In wrestling lingo, a “house show” refers to a non-televised pro-wrestling event. It’s a dress rehearsal of sorts, used by organizers to test out match-ups and by wrestlers to experiment on lines and moves still being developed. For die-hard fans, it’s a chance to see the stars up close and away from the pressure of cameras. The term has provided the title for the first comprehensive art exhibition in the U.S. dedicated to pro-wrestling. The house in question is the Museum of Fine Arts, St. Petersburg, which in the Fall of 2027 will present House Show: Power, Spectacle, and Pro Wrestling, a show promising to take visitors inside the idiosyncratic world of wrestling.
Wrestling as a performing art may trace its roots to the touring European carnivals of the 19th century, but its modern counterpart is a quintessentially American affair: bombastic spectacle filled with larger-than-life characters and presented to audiences with the slickest of television production values. Its popularity boomed in the post-war years launching the so-called First Golden Age of professional wrestling in the U.S.
This is the starting point for “House Show” which continues up to the present (i.e. the Second Golden Age) through more than 50 works of painting, sculpture, video, photography, and performance. Pro-wrestling is a lens, the show’s curators Katherine Pill and Adam Abdalla told me, for investigating gender, sexuality, and the aesthetics of violence.
“The concept for this exhibition grew from an obsession with two seemingly disparate worlds: contemporary art and pro wrestling.
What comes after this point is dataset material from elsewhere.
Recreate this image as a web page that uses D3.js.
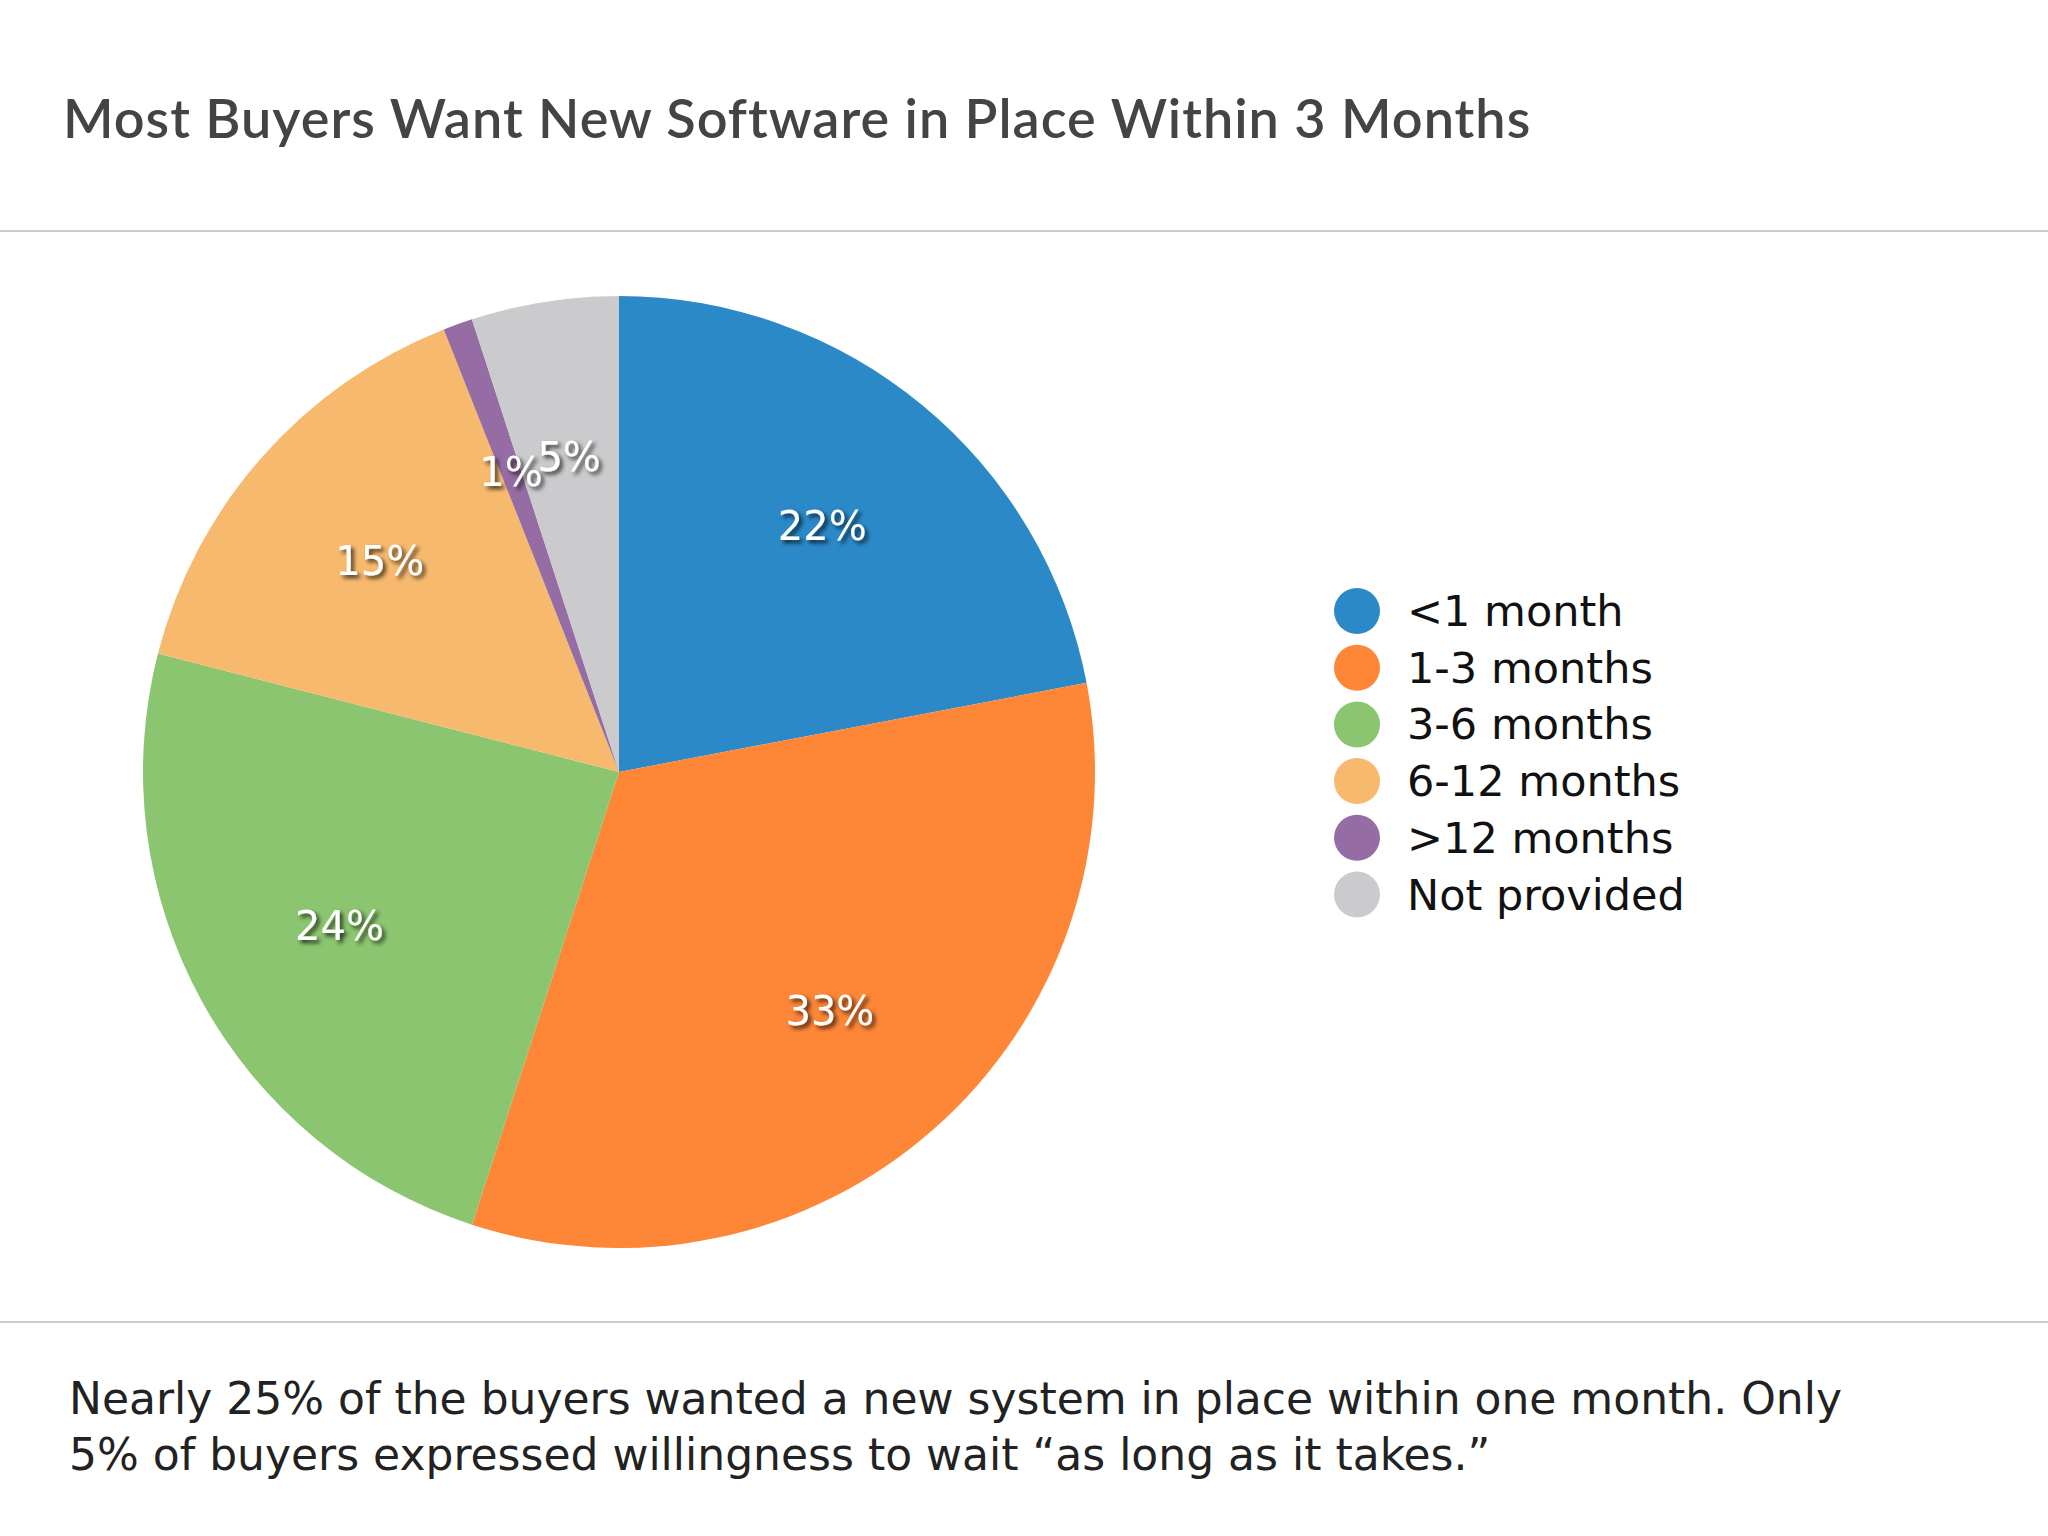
<!DOCTYPE html>
<html><head><meta charset="utf-8">
<script src="https://cdn.jsdelivr.net/npm/d3@7"></script>
<style>body{margin:0;background:#fff}</style></head>
<body><svg id="c" width="2048" height="1536"></svg>
<script>
const categories = ["<1 month","1-3 months","3-6 months","6-12 months",">12 months","Not provided"];
const values = [22,33,24,15,1,5];
const colors = ["#2b89c8","#fd8637","#8bc56f","#f7b96d","#956ca3","#cbcacd"];
const labels = ["22%","33%","24%","15%","1%","5%"];
const title = "Most Buyers Want New Software in Place Within 3 Months";
const footer = ["Nearly 25% of the buyers wanted a new system in place within one month. Only","5% of buyers expressed willingness to wait \u201cas long as it takes.\u201d"];

const svg = d3.select("#c");
const defs = svg.append("defs");
const f = defs.append("filter").attr("id","sh").attr("x","-20%").attr("y","-20%").attr("width","150%").attr("height","150%");
f.append("feDropShadow").attr("dx",3).attr("dy",3).attr("stdDeviation",2).attr("flood-color","#000").attr("flood-opacity",0.75);

svg.append("text").attr("x",63).attr("y",138).text(title)
  .attr("font-family","Lato, 'Open Sans', sans-serif").attr("font-size",54).attr("font-weight",600).attr("fill","#444").attr("letter-spacing",1);
svg.append("line").attr("x1",0).attr("x2",2048).attr("y1",231).attr("y2",231).attr("stroke","#ccc").attr("stroke-width",2);
svg.append("line").attr("x1",0).attr("x2",2048).attr("y1",1322).attr("y2",1322).attr("stroke","#ccc").attr("stroke-width",2);

const cx=619, cy=772, R=476;
const pie = d3.pie().sort(null).value(d=>d)(values);
const arc = d3.arc().innerRadius(0).outerRadius(R);
const g = svg.append("g").attr("transform",`translate(${cx},${cy})`);
g.selectAll("path").data(pie).join("path").attr("d",arc).attr("fill",(d,i)=>colors[i]);
const la = d3.arc().innerRadius(R*0.67).outerRadius(R*0.67);
g.selectAll("text").data(pie).join("text")
  .attr("transform",(d,i)=>{const c=la.centroid(d);return `translate(${c[0]},${c[1]})`;})
  .attr("dy","0.35em").attr("text-anchor","middle").text((d,i)=>labels[i])
  .attr("font-family","'DejaVu Sans', Verdana, sans-serif").attr("font-size",40).attr("fill","#fff").attr("filter","url(#sh)");

const lg = svg.append("g").attr("transform","translate(1357,611)");
categories.forEach((c,i)=>{
  const row = lg.append("g").attr("transform",`translate(0,${i*56.7})`);
  row.append("circle").attr("r",23).attr("fill",colors[i]);
  row.append("text").attr("x",50).attr("dy","0.35em").text(c)
    .attr("font-family","'DejaVu Sans', Verdana, sans-serif").attr("font-size",43).attr("fill","#111");
});
footer.forEach((t,i)=>svg.append("text").attr("x",69).attr("y",1414+i*56).text(t)
  .attr("font-family","'DejaVu Sans', Verdana, sans-serif").attr("font-size",44).attr("fill","#222"));
</script></body></html>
It is a passion project brought to life,” Pill, the museum’s curator of contemporary art, said over email. “It features works from artists with in-ring experience and those who are more distanced from the pro-wrestling arena, both harnessing wrestling’s supercharged energy.”
Key to understanding the spectacle—and the exhibition—is the concept of kayfabe, a word of unclear origin that expresses the tacit agreement between the performers and their audience to treat the scripted as authentic. It’s a timely concept to consider in an era when authenticity seems fraught across social media, personal identity, and politics. [...]
[...] the museum will bring together work by artists including Jeremy Deller, Shaun Leonardo, Jenna Gribbon, and Rosalyn Drexler, who have previously explored professional wrestling through art.